Not surprising then that pro-Pakistan websites and organisations have more than lapped up Roy’s remarks. In fact, much before her latest statements on Kashmir they had already gone around to highlight her reported assertions about how “Pakistan will win hands down” in case of a referendum in Kashmir in an interview to David Barsamian, her co-author of Checkbook & Cruise Missile: Conversations with Arundhati Roy.

Her statement to an English daily in 2008, when she visited the troubled State, that “India needs azadi from Kashmir as much as Kashmir needs azadi from India”, too got circulated big time. Roy has been reiterating this assertion ever since.

“For the past 60 days or so, since about the end of June, the people of Kashmir have been free. Free in the most profound sense. They have shrugged off the terror of living their lives in the gun-sights of half-a-million heavily-armed soldiers in the most densely militarised zone in the world…. …Hadn’t anybody noticed that in Kashmir even minor protests about civic issues like water and electricity inevitably turned into demands for azadi?” Her opinion in an article in an English weekly magazine the same year saw responses ranging from demands for booking her on charges of sedition to praises of being bold enough to speak out her mind.

But that didn’t deter her from speaking aloud her mind, even on an issue as sensitive as the Mumbai terror attacks. “November isn’t September, 2008 isn’t 2001, Pakistan isn’t Afghanistan and India isn’t America…. The Mumbai attacks are only the most recent of a spate of terrorist attacks on Indian towns and cities this year. Ahmedabad, Bangalore, Delhi, Guwahati, Jaipur and Malegaon have all seen serial bomb blasts in which hundreds of ordinary people have been killed and wounded…”

“In much the same way as it did after the 2001 Parliament attack, the 2002 burning of the Sabarmati Express and the 2007 bombing of the Samjhauta Express, the Government of India announced that it has “incontrovertible” evidence that the Lashkar-e-Tayyeba backed by Pakistan’s ISI was behind the Mumbai strikes. According to the police and intelligence agencies the Lashkar operates in India through an organisation called the Indian Mujahideen. Two Indian nationals have been arrested in connection with the Mumbai attacks. So already the neat accusation against Pakistan is getting a little messy,” she wrote in her piece in UK’s Guardian newspaper.

If she justified the ‘war’ waged by the Maoists against the corporates wanting to have control over natural resources like minerals, water and forests, she termed the Operation Green Hunt against them as a ‘war’ by the Government to move tribal people to ensure the hundreds of “secret” MoUs the States of Jharkhand, Chhattisgarh, Odisha and West Bengal signed with the corporates translated into real money.

Her run-in with the Chhattisgarh police establishment too was much publicised. When asked why the State Government did not act against her, Chhattisgarh DGP Vishwaranjan said, “I don’t want to comment on a person who has been discredited across the nation. She had visited Chhattisgarh and went around meeting hardcore Maoists and their sympathisers in Dantewada and other places. She keeps on refuting her statements and we don’t want to give her that much importance.”
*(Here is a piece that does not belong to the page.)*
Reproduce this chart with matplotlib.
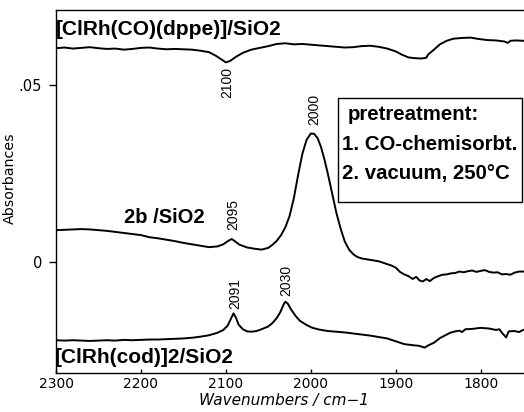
import matplotlib
matplotlib.use("Agg")
import matplotlib.pyplot as plt
from matplotlib.patches import Rectangle
from matplotlib.ticker import FixedLocator, FixedFormatter

# ---- data ----
w_dppe = [2300, 2290, 2280, 2270, 2260, 2250, 2240, 2230, 2220, 2210, 2200, 2190, 2180, 2170,
          2160, 2150, 2140, 2130, 2120, 2112, 2105, 2100, 2095, 2088, 2080, 2070, 2060, 2050,
          2040, 2030, 2020, 2010, 2000, 1990, 1980, 1970, 1960, 1950, 1940, 1930, 1920, 1910,
          1900, 1893, 1885, 1878, 1870, 1864, 1862, 1855, 1848, 1840, 1832, 1822, 1812, 1802,
          1792, 1782, 1772, 1768, 1765, 1758, 1750]
a_dppe = [0.0604, 0.0606, 0.0603, 0.0605, 0.0607, 0.0604, 0.0602, 0.0603, 0.0600, 0.0602,
          0.0605, 0.0606, 0.0603, 0.0601, 0.0602, 0.0601, 0.0600, 0.0597, 0.0593, 0.0583,
          0.0572, 0.0564, 0.0568, 0.0580, 0.0591, 0.0600, 0.0605, 0.0610, 0.0616, 0.0618,
          0.0615, 0.0616, 0.0614, 0.0612, 0.0610, 0.0608, 0.0606, 0.0607, 0.0610, 0.0611,
          0.0608, 0.0603, 0.0595, 0.0586, 0.0578, 0.0576, 0.0575, 0.0577, 0.0586, 0.0600,
          0.0615, 0.0625, 0.0631, 0.0633, 0.0634, 0.0630, 0.0627, 0.0626, 0.0623, 0.0619,
          0.0625, 0.0626, 0.0625]

w_2b = [2300, 2290, 2280, 2270, 2260, 2250, 2240, 2230, 2220, 2210, 2200, 2190, 2180, 2170,
        2160, 2150, 2140, 2130, 2120, 2110, 2103, 2097, 2093, 2089, 2084, 2075, 2065, 2058,
        2050, 2045, 2040, 2035, 2030, 2025, 2020, 2015, 2010, 2005, 2000, 1996, 1992, 1988,
        1984, 1980, 1975, 1970, 1965, 1960, 1955, 1950, 1945, 1940, 1935, 1930, 1925, 1920,
        1915, 1910, 1905, 1900, 1895, 1890, 1885, 1880, 1876, 1872, 1868, 1864, 1860, 1855,
        1850, 1845, 1840, 1835, 1830, 1825, 1820, 1815, 1810, 1805, 1800, 1795, 1790, 1785,
        1780, 1775, 1770, 1765, 1760, 1755, 1750]
a_2b = [0.0090, 0.0091, 0.0092, 0.0093, 0.0092, 0.0090, 0.0088, 0.0085, 0.0082, 0.0079,
        0.0076, 0.0070, 0.0067, 0.0063, 0.0059, 0.0054, 0.0050, 0.0046, 0.0042, 0.0044,
        0.0050, 0.0060, 0.0065, 0.0058, 0.0049, 0.0041, 0.0037, 0.0035, 0.0040, 0.0049,
        0.0060, 0.0076, 0.0098, 0.0130, 0.0180, 0.0245, 0.0305, 0.0345, 0.0363, 0.0362,
        0.0350, 0.0325, 0.0290, 0.0250, 0.0195, 0.0140, 0.0095, 0.0058, 0.0035, 0.0022,
        0.0014, 0.0010, 0.0008, 0.0006, 0.0004, 0.0002, -0.0002, -0.0006, -0.0010, -0.0016,
        -0.0028, -0.0035, -0.0040, -0.0048, -0.0042, -0.0052, -0.0055, -0.0048, -0.0054,
        -0.0045, -0.0040, -0.0036, -0.0035, -0.0032, -0.0031, -0.0027, -0.0029, -0.0026,
        -0.0024, -0.0028, -0.0025, -0.0023, -0.0028, -0.0030, -0.0029, -0.0035, -0.0034,
        -0.0036, -0.0030, -0.0027, -0.0027]

w_cod = [2300, 2290, 2280, 2270, 2260, 2250, 2240, 2230, 2220, 2210, 2200, 2190, 2180, 2170,
         2160, 2150, 2140, 2130, 2120, 2110, 2103, 2098, 2094, 2091, 2088, 2085, 2080, 2075,
         2070, 2064, 2058, 2050, 2045, 2040, 2036, 2032, 2030, 2027, 2023, 2018, 2013, 2005,
         1998, 1990, 1980, 1970, 1960, 1950, 1940, 1930, 1920, 1910, 1900, 1890, 1880, 1872,
         1866, 1862, 1855, 1848, 1840, 1836, 1830, 1825, 1822, 1818, 1810, 1800, 1790, 1782,
         1778, 1775, 1770, 1767, 1760, 1755, 1750]
a_cod = [-0.0221, -0.0222, -0.0221, -0.0222, -0.0223, -0.0222, -0.0221, -0.0222, -0.0220,
         -0.0221, -0.0220, -0.0219, -0.0219, -0.0218, -0.0217, -0.0216, -0.0214, -0.0211,
         -0.0207, -0.0200, -0.0192, -0.0180, -0.0160, -0.0145, -0.0158, -0.0177, -0.0190,
         -0.0196, -0.0197, -0.0195, -0.0190, -0.0182, -0.0172, -0.0158, -0.0142, -0.0120,
         -0.0112, -0.0118, -0.0135, -0.0152, -0.0166, -0.0178, -0.0186, -0.0191, -0.0195,
         -0.0197, -0.0199, -0.0202, -0.0205, -0.0208, -0.0212, -0.0216, -0.0224, -0.0232,
         -0.0235, -0.0237, -0.0242, -0.0236, -0.0228, -0.0215, -0.0205, -0.0200, -0.0196,
         -0.0194, -0.0198, -0.0190, -0.0189, -0.0186, -0.0188, -0.0192, -0.0190, -0.0200,
         -0.0213, -0.0196, -0.0195, -0.0198, -0.0192]

x_ticks = [2300, 2200, 2100, 2000, 1900, 1800]
x_ticklabels = ["2300", "2200", "2100", "2000", "1900", "1800"]
y_ticks = [0.0, 0.05]
y_ticklabels = ["0", ".05"]

series_labels = ["[ClRh(CO)(dppe)]/SiO2", "2b /SiO2", "[ClRh(cod)]2/SiO2"]
peak_labels = ["2100", "2095", "2000", "2091", "2030"]
peak_pos = [(2098, 0.0508), (2091, 0.0133), (1996.5, 0.0432), (2089, -0.0089), (2029, -0.0051)]
box_lines = ["pretreatment:", "1. CO-chemisorbt.", "2. vacuum, 250°C"]

# ---- figure ----
W, H = 524, 412
fig = plt.figure(figsize=(W / 100, H / 100), dpi=100)
ax = fig.add_axes([56 / W, (H - 373) / H, (W - 56) / W, 363 / H])

for wv, ab in [(w_dppe, a_dppe), (w_2b, a_2b), (w_cod, a_cod)]:
    ax.plot(wv, ab, color="black", lw=1.4, solid_joinstyle="round")

ax.set_xlim(2300, 1749)
ax.set_ylim(-0.03136, 0.0712)

ax.spines["right"].set_visible(False)
for s in ["left", "bottom", "top"]:
    ax.spines[s].set_linewidth(1.0)

ax.xaxis.set_major_locator(FixedLocator(x_ticks))
ax.xaxis.set_major_formatter(FixedFormatter(x_ticklabels))
ax.yaxis.set_major_locator(FixedLocator(y_ticks))
ax.yaxis.set_major_formatter(FixedFormatter(y_ticklabels))
ax.tick_params(axis="x", direction="in", length=3, width=1, pad=3, labelsize=10)
ax.tick_params(axis="y", direction="out", length=5, width=1, pad=5, labelsize=10.5)
for lab in ax.get_xticklabels() + ax.get_yticklabels():
    lab.set_family("DejaVu Sans")

ax.set_xlabel("Wavenumbers / cm−1", fontsize=11, style="oblique")
ax.xaxis.set_label_coords((284 - 56) / 468, -(400 - 373) / 363)
ax.xaxis.label.set_va("center")
ax.set_ylabel("Absorbances", fontsize=10.3)
ax.yaxis.set_label_coords(-39 / 468, (373 - 178) / 363)

bold = dict(family="Liberation Sans", weight="bold", color="black")
FS = 15
ax.text(2300.5, 0.0658, series_labels[0], fontsize=FS, ha="left", va="center", **bold)
ax.text(2173, 0.01257, series_labels[1], fontsize=14.5, ha="center", va="center", **bold)
ax.text(2301, -0.0270, series_labels[2], fontsize=FS, ha="left", va="center", **bold)

for lab, (px, py) in zip(peak_labels, peak_pos):
    ax.text(px, py, lab, rotation=90, fontsize=10, family="Liberation Sans",
            ha="center", va="center")

bx0 = (338 - 56) / 468
bx1 = (522 - 56) / 468
by0 = (373 - 202) / 363
by1 = (373 - 97.7) / 363
ax.add_patch(Rectangle((bx0, by0), bx1 - bx0, by1 - by0, transform=ax.transAxes,
                       fill=True, facecolor="white", edgecolor="black", lw=1.0, zorder=3))
ax.text((348 - 56) / 468, (373 - 115) / 363, box_lines[0], transform=ax.transAxes,
        fontsize=14.7, ha="left", va="center", zorder=4, **bold)
ax.text((342 - 56) / 468, (373 - 145) / 363, box_lines[1], transform=ax.transAxes,
        fontsize=14.7, ha="left", va="center", zorder=4, **bold)
ax.text((342 - 56) / 468, (373 - 174) / 363, box_lines[2], transform=ax.transAxes,
        fontsize=14.7, ha="left", va="center", zorder=4, **bold)

fig.savefig("out.png", dpi=100)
In 2006, Roy, who was jailed for a day for contempt of court in 2002, yet again took on the judiciary. She said the Supreme Court’s ruling that Parliament attack convict Afzal Guru must be hanged ‘to satisfy the collective will of the nation’ though there is no proof of his involvement is in itself “unconstitutional”.

With the latest controversy surfacing, whether the Government will or can act now remains to be seen.